All costs (transport, accommodation, meals) are covered by students themselves. The organizer will arrange accommodation at Charles University dorms upon request.
Participation fee for international students is 30 euros (free for Charles University and Erasmus+ students).
Students will have a possibility to obtain 3 ECTS credits for their participation.
Students can apply for one, two, or all three ethnomusicology summer courses.
Application: students who wish to participate in a particular summer school must send (all in English):
the application form (the text version / in Word, as well as the signed and scanned version / as PDF or image),
CV (curriculum vitae),
proof of current university enrolment.
by March 15, 2016 to the following email address:
(for Music and Youth Cultures) or to
(for Ethnomusicological Method from the Ground-Up or Contemporary Issues in Ethnomusicology).
Applicants will be notified about their acceptance within two weeks after the deadline.
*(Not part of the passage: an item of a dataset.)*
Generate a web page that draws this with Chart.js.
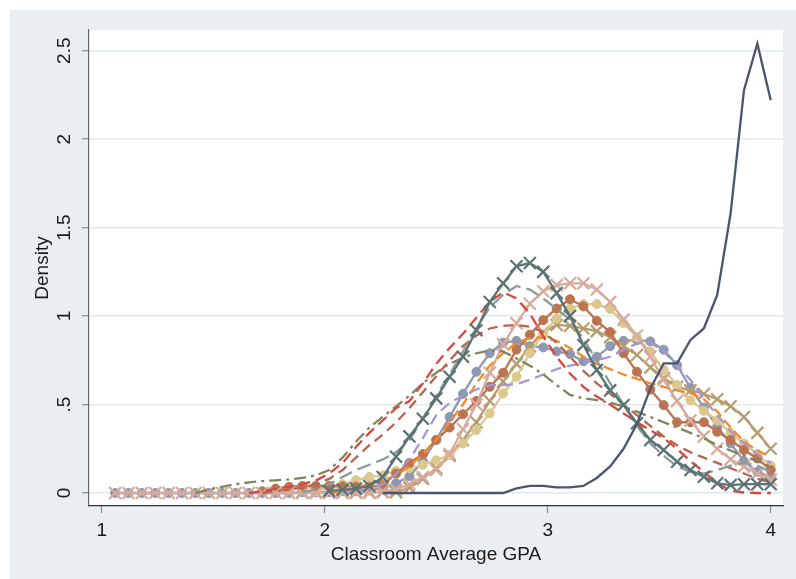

For more information please contact David Verbuč
or Zuzana Jurková
For organizational issues, contact the International Office of the Faculty of Humanities, Charles University in Prague
Music and Youth Cultures: Between Global and Local/Czech (June 6-17)
The purpose of the summer school Music and Youth Cultures: Between Global and Local/Czech is to study music youth cultures both globally and locally, through theory and ethnographic practice.
There will be classes held every morning on the working days, which will be taught by two ethnomusicologists: FHS faculty member David Verbuč (specialization in American DIY music venues and scenes), and a guest lecturer Luis-Manuel Garcia from the University of Birmingham (specialization in urban electronic dance music scenes). They will be joined by several local guests: scholars of, and participants from, various Czech youth music cultures, past and present.
The students will attend lectures, engage in discussions with our guests, watch selected movies, and explore and study Prague's vibrant and diverse music venues and scenes. They will be required to do a small amount of readings, and conduct a mini ethnographic research.
The lectures will focus on theoretical issues, and on selected case studies of Western and non-Western music youth cultures. However, the emphasis of the program will be to analyze and examine global music youth cultures in their Czech (and other local) manifestations (through lectures, readings, discussions and interviews with local participants, field trips, and participant-observation at music events).
Luis-Manuel Garcia is a Lecturer in Ethnomusicology and Popular Music Studies at the University of Birmingham (UK), with previous appointments at the Max Planck Institute for Human Development (Berlin) and the University of Groningen (Netherlands). His research focuses on urban electronic dance music scenes, with a particular focus on affect, intimacy, stranger-sociability, embodiment, sexuality, creative industries and musical migration. He is currently conducting a research project on ‘techno-tourism’ in Berlin while preparing a book manuscript, Together Somehow: Music, Affect, and Intimacy on the Dancefloor. More information available here.
Both of these two courses will be taught by Prof. Adelaida Reyes. Contemporary Issues in Ethnomusicology classes will be held in the mornings, and Ethnomusicological Method from the Ground-Up classes in the afternoons.
Prof. Adelaida Reyes got her Ph.D. in Ethnomusicology from Columbia University, and has taught at Columbia University, New York University, Juilliard School of Music, and New Jersey City University. She is the author of Songs of the Caged and Songs of the Free. Music and the Vietnamese Refugee Experience (Temple University Press), Music in America (Oxford University Press), and numerous articles.
Reyes received fellowships from Columbia University, National Endowment for the Arts, National Endowment for the Humanities, Fulbright Specialist Program, Rockefeller Foundation, Oxford University, and Rockefeller Research Center at Bellagio.
She is a recipient of a lifetime Achievement Award from the Society for Ethnomusicology (Mid-Atlantic Chapter), and has a lifetime membership from the European Seminar in Ethnomusicology.
Contemporary Issues in Ethnomusicology (June 20-28)
The significance that ethnomusicology gives to the context from which music draws meaning requires due attention to global and local forces that affect the environment in which musical lives are lived. This course responds to that requirement by examining some of the most salient contemporary phenomena that shape those environments (e.g., migration, globalization, technology).
At the same time, the course will be attentive to theoretical approaches that shed light on the integration of music and such contemporary contexts. Case studies will provide illustrations as well as springboards for further discussion.
Ethnomusicological Method from the Ground-Up (June 20-28)
This course takes an interactive approach to methodology. Underscoring the value of the experiential, the course begins with observable field situations (with audiovisual materials to simulate reality) and the simple questions they initially raise. Emphasis will be placed on learning through an awareness of the step-by-step procedures by which those early questions are continually refined in the course of the search for understanding and explanation.
Supplementing the experiential will be readings from the literature on method in ethnomusicology as well as from related disciplines. Ultimately, the aim is to lay a methodological foundation that can support methods applicable to a wide range of ethnomusicological research.